Exercise description: Find the lines holding "document" and copy them.

Data lines:
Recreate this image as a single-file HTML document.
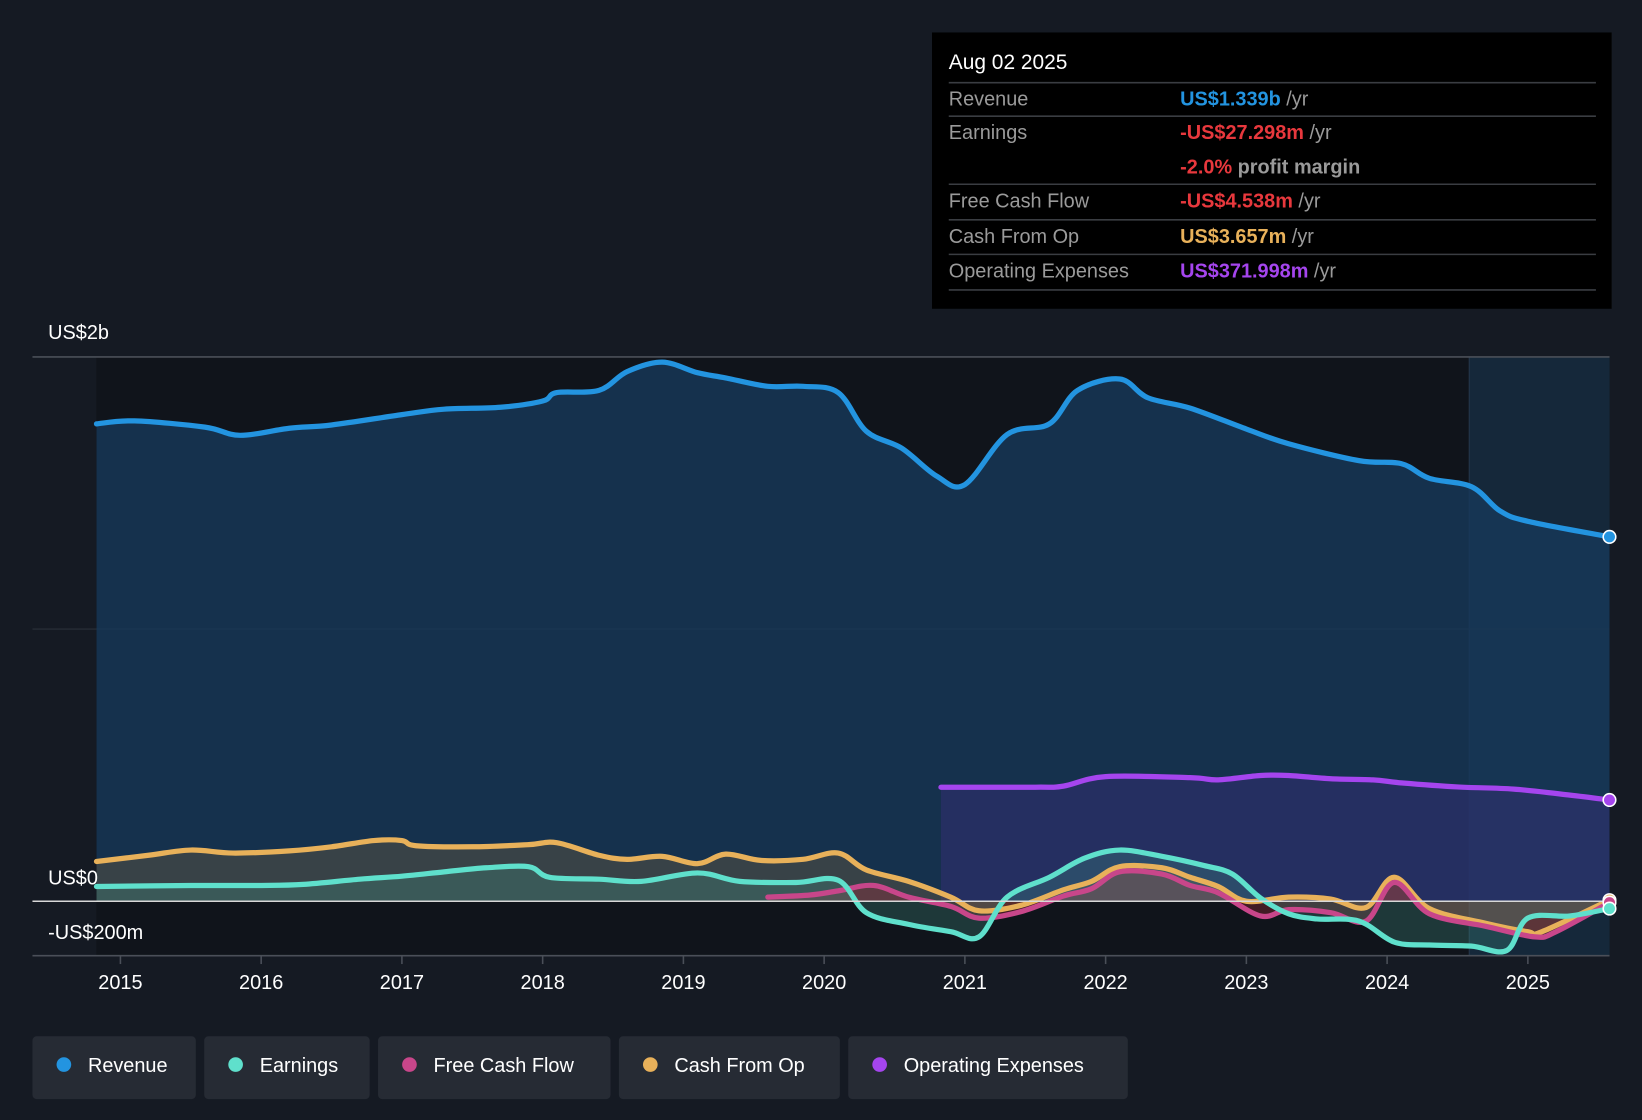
<!DOCTYPE html>
<html><head><meta charset="utf-8"><style>
html,body{margin:0;padding:0;background:#151a23;}
svg{display:block;font-family:"Liberation Sans",sans-serif;}
</style></head><body>
<svg id="chart" width="1642" height="1120" viewBox="0 0 1568 1070" preserveAspectRatio="none" xmlns="http://www.w3.org/2000/svg">
<rect x="0" y="0" width="1568" height="1070" fill="#151a23"/>
<rect x="92" y="341" width="1311" height="572" fill="#10141b"/>
<rect x="1403" y="341" width="134" height="572" fill="#15283a"/>
<line x1="1403" y1="341" x2="1403" y2="913" stroke="#25364a" stroke-width="1"/>
<line x1="31" y1="341" x2="1537" y2="341" stroke="#4a4f58" stroke-width="1.5"/>
<line x1="31" y1="601" x2="1537" y2="601" stroke="#2a303a" stroke-width="1"/>
<g id="areas"></g>
<g id="lines"></g>
<line x1="31" y1="861" x2="1537" y2="861" stroke="#d8d8d8" stroke-width="1.5"/>
<line x1="31" y1="913" x2="1537" y2="913" stroke="#4a4f58" stroke-width="1.5"/>
<g id="dots"></g>
<g id="xticks" font-size="19" fill="#ffffff"></g>
<text x="46" y="324" font-size="19" fill="#fff">US$2b</text>
<text x="46" y="845" font-size="19" fill="#fff">US$0</text>
<text x="46" y="897" font-size="19" fill="#fff">-US$200m</text>

<g>
<rect x="890" y="31" width="649" height="264" fill="#000"/>
<text x="906" y="66" font-size="20" fill="#fff">Aug 02 2025</text>
<g stroke="#3a3d42" stroke-width="1.5">
<line x1="906" y1="79" x2="1524" y2="79"/><line x1="906" y1="111" x2="1524" y2="111"/>
<line x1="906" y1="176" x2="1524" y2="176"/><line x1="906" y1="210" x2="1524" y2="210"/>
<line x1="906" y1="243" x2="1524" y2="243"/><line x1="906" y1="277" x2="1524" y2="277"/>
</g>
<g font-size="19" fill="#9a9a9a">
<text x="906" y="101">Revenue</text><text x="906" y="133">Earnings</text>
<text x="906" y="198">Free Cash Flow</text><text x="906" y="232">Cash From Op</text>
<text x="906" y="265">Operating Expenses</text>
</g>
<g font-size="19" font-weight="bold">
<text x="1127" y="101"><tspan fill="#2394e0">US$1.339b</tspan><tspan fill="#9a9a9a" font-weight="normal"> /yr</tspan></text>
<text x="1127" y="133"><tspan fill="#e8383d">-US$27.298m</tspan><tspan fill="#9a9a9a" font-weight="normal"> /yr</tspan></text>
<text x="1127" y="166"><tspan fill="#e8383d">-2.0%</tspan><tspan fill="#9a9a9a"> profit margin</tspan></text>
<text x="1127" y="198"><tspan fill="#e8383d">-US$4.538m</tspan><tspan fill="#9a9a9a" font-weight="normal"> /yr</tspan></text>
<text x="1127" y="232"><tspan fill="#e8b15a">US$3.657m</tspan><tspan fill="#9a9a9a" font-weight="normal"> /yr</tspan></text>
<text x="1127" y="265"><tspan fill="#a545ee">US$371.998m</tspan><tspan fill="#9a9a9a" font-weight="normal"> /yr</tspan></text>
</g>
</g>

<g font-size="19" fill="#fff">
<g><rect x="31" y="990" width="156" height="60" rx="4" fill="#262b34"/><circle cx="61" cy="1017" r="7" fill="#2394e0"/><text x="84" y="1024">Revenue</text></g>
<g><rect x="195" y="990" width="158" height="60" rx="4" fill="#262b34"/><circle cx="225" cy="1017" r="7" fill="#5fe0cc"/><text x="248" y="1024">Earnings</text></g>
<g><rect x="361" y="990" width="222" height="60" rx="4" fill="#262b34"/><circle cx="391" cy="1017" r="7" fill="#c8468a"/><text x="414" y="1024">Free Cash Flow</text></g>
<g><rect x="591" y="990" width="211" height="60" rx="4" fill="#262b34"/><circle cx="621" cy="1017" r="7" fill="#e8b15a"/><text x="644" y="1024">Cash From Op</text></g>
<g><rect x="810" y="990" width="267" height="60" rx="4" fill="#262b34"/><circle cx="840" cy="1017" r="7" fill="#a545ee"/><text x="863" y="1024">Operating Expenses</text></g>
</g>
</svg>
<script>
const years=[2015,2016,2017,2018,2019,2020,2021,2022,2023,2024,2025];
const revT=[2014.83,2015.1,2015.6,2015.85,2016.2,2016.5,2017,2017.3,2017.7,2018,2018.1,2018.4,2018.6,2018.85,2019.1,2019.3,2019.6,2019.85,2020.1,2020.3,2020.55,2020.8,2021,2021.3,2021.6,2021.8,2022.1,2022.3,2022.6,2023,2023.3,2023.8,2024.1,2024.3,2024.6,2024.8,2025,2025.58];
const revV=[1754,1765,1742,1712,1738,1750,1788,1808,1815,1838,1869,1877,1946,1981,1942,1923,1892,1892,1869,1727,1665,1562,1531,1715,1754,1877,1919,1850,1812,1735,1681,1619,1608,1554,1523,1435,1396,1339];
const opxT=[2020.83,2021.5,2021.7,2022,2022.6,2022.8,2023.1,2023.3,2023.6,2023.9,2024.1,2024.5,2024.9,2025.3,2025.58];
const opxV=[419,419,423,458,454,446,462,462,450,446,435,420,412,390,372];
const cfoT=[2014.83,2015.2,2015.5,2015.8,2016.2,2016.5,2016.8,2017,2017.1,2017.5,2017.9,2018.1,2018.4,2018.6,2018.85,2019.1,2019.3,2019.55,2019.85,2020.1,2020.3,2020.6,2020.9,2021.1,2021.4,2021.7,2021.9,2022.1,2022.4,2022.6,2022.8,2023,2023.3,2023.6,2023.85,2024.05,2024.3,2024.7,2025,2025.1,2025.58];
const cfoV=[146,169,188,177,185,200,223,223,204,200,208,215,169,154,165,138,173,150,154,177,115,73,15,-35,-15,42,73,127,123,88,54,0,15,8,-23,88,-27,-81,-112,-112,4];
const fcfT=[2019.6,2019.9,2020.1,2020.35,2020.6,2020.9,2021.1,2021.4,2021.7,2021.9,2022.1,2022.4,2022.6,2022.8,2023.1,2023.3,2023.6,2023.85,2024.05,2024.3,2024.7,2025.05,2025.2,2025.58];
const fcfV=[15,23,38,58,15,-19,-62,-38,19,46,108,100,58,31,-54,-31,-42,-73,69,-46,-92,-131,-112,-5];
const ernT=[2014.83,2015.5,2016,2016.3,2016.7,2017,2017.3,2017.6,2017.9,2018.05,2018.4,2018.7,2019.1,2019.4,2019.8,2020.1,2020.3,2020.6,2020.9,2021.1,2021.3,2021.6,2021.85,2022.1,2022.4,2022.7,2022.9,2023.1,2023.3,2023.5,2023.8,2024.05,2024.3,2024.6,2024.85,2025,2025.3,2025.58];
const ernV=[54,58,58,62,81,92,108,123,127,88,81,73,104,73,69,77,-42,-85,-112,-131,15,88,158,188,165,131,100,12,-46,-65,-73,-150,-161,-165,-181,-62,-54,-27];
const X=t=>115+(t-2015)*134.4;
const Y=v=>861-v*0.26;
const NS='http://www.w3.org/2000/svg';
function pts(T,V){return T.map((t,i)=>[X(t),Y(V[i])]);}
function smooth(p){let d='M'+p[0][0]+','+p[0][1];for(let i=0;i<p.length-1;i++){const p0=p[i-1]||p[i],p1=p[i],p2=p[i+1],p3=p[i+2]||p2;const c1=[p1[0]+(p2[0]-p0[0])/6,p1[1]+(p2[1]-p0[1])/6],c2=[p2[0]-(p3[0]-p1[0])/6,p2[1]-(p3[1]-p1[1])/6];d+=`C${c1[0]},${c1[1]} ${c2[0]},${c2[1]} ${p2[0]},${p2[1]}`;}return d;}
const series=[
 {n:'revenue',T:revT,V:revV,c:'#2394e0',f:'#16385a',fo:0.8},
 {n:'operating-expenses',T:opxT,V:opxV,c:'#a545ee',f:'#3a2f7a',fo:0.45},
 {n:'cash-from-op',T:cfoT,V:cfoV,c:'#e8b15a',f:'#8a6a3a',fo:0.3},
 {n:'free-cash-flow',T:fcfT,V:fcfV,c:'#c8468a',f:'#a02a3a',fo:0.35},
 {n:'earnings',T:ernT,V:ernV,c:'#5fe0cc',f:'#3f8f80',fo:0.3}
];
const ga=document.getElementById('areas'),gl=document.getElementById('lines'),gd=document.getElementById('dots');
series.forEach(s=>{const p=pts(s.T,s.V);const d=smooth(p);
 const a=document.createElementNS(NS,'path');
 a.setAttribute('d',d+`L${p[p.length-1][0]},861L${p[0][0]},861Z`);
 a.setAttribute('fill',s.f);a.setAttribute('fill-opacity',s.fo);
 
 
 ga.appendChild(a);
 const l=document.createElementNS(NS,'path');
 l.setAttribute('d',d);l.setAttribute('fill','none');l.setAttribute('stroke',s.c);l.setAttribute('stroke-width','5');l.setAttribute('stroke-linejoin','round');l.setAttribute('stroke-linecap','round');
 
 
 gl.appendChild(l);
 const c=document.createElementNS(NS,'circle');const e=p[p.length-1];
 c.setAttribute('cx',e[0]);c.setAttribute('cy',e[1]);c.setAttribute('r','6');c.setAttribute('fill',s.c);c.setAttribute('stroke','#fff');c.setAttribute('stroke-width','1.5');
 
 
 gd.appendChild(c);
});
const gx=document.getElementById('xticks');
years.forEach(y=>{const x=X(y);
 const t=document.createElementNS(NS,'line');t.setAttribute('x1',x);t.setAttribute('x2',x);t.setAttribute('y1',913);t.setAttribute('y2',921);t.setAttribute('stroke','#4a4f58');t.setAttribute('stroke-width','1.5');
 
 
 gx.appendChild(t);
 const tx=document.createElementNS(NS,'text');tx.setAttribute('x',x);tx.setAttribute('y',945);tx.setAttribute('text-anchor','middle');tx.textContent=y;
 
 
 gx.appendChild(tx);
});
</script>
</body></html>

Written solution:
Recreate this image as a single-file HTML document.
const ga=document.getElementById('areas'),gl=document.getElementById('lines'),gd=document.getElementById('dots');
 const a=document.createElementNS(NS,'path');
 const l=document.createElementNS(NS,'path');
 const c=document.createElementNS(NS,'circle');const e=p[p.length-1];
const gx=document.getElementById('xticks');
 const t=document.createElementNS(NS,'line');t.setAttribute('x1',x);t.setAttribute('x2',x);t.setAttribute('y1',913);t.setAttribute('y2',921);t.setAttribute('stroke','#4a4f58');t.setAttribute('stroke-width','1.5');
 const tx=document.createElementNS(NS,'text');tx.setAttribute('x',x);tx.setAttribute('y',945);tx.setAttribute('text-anchor','middle');tx.textContent=y;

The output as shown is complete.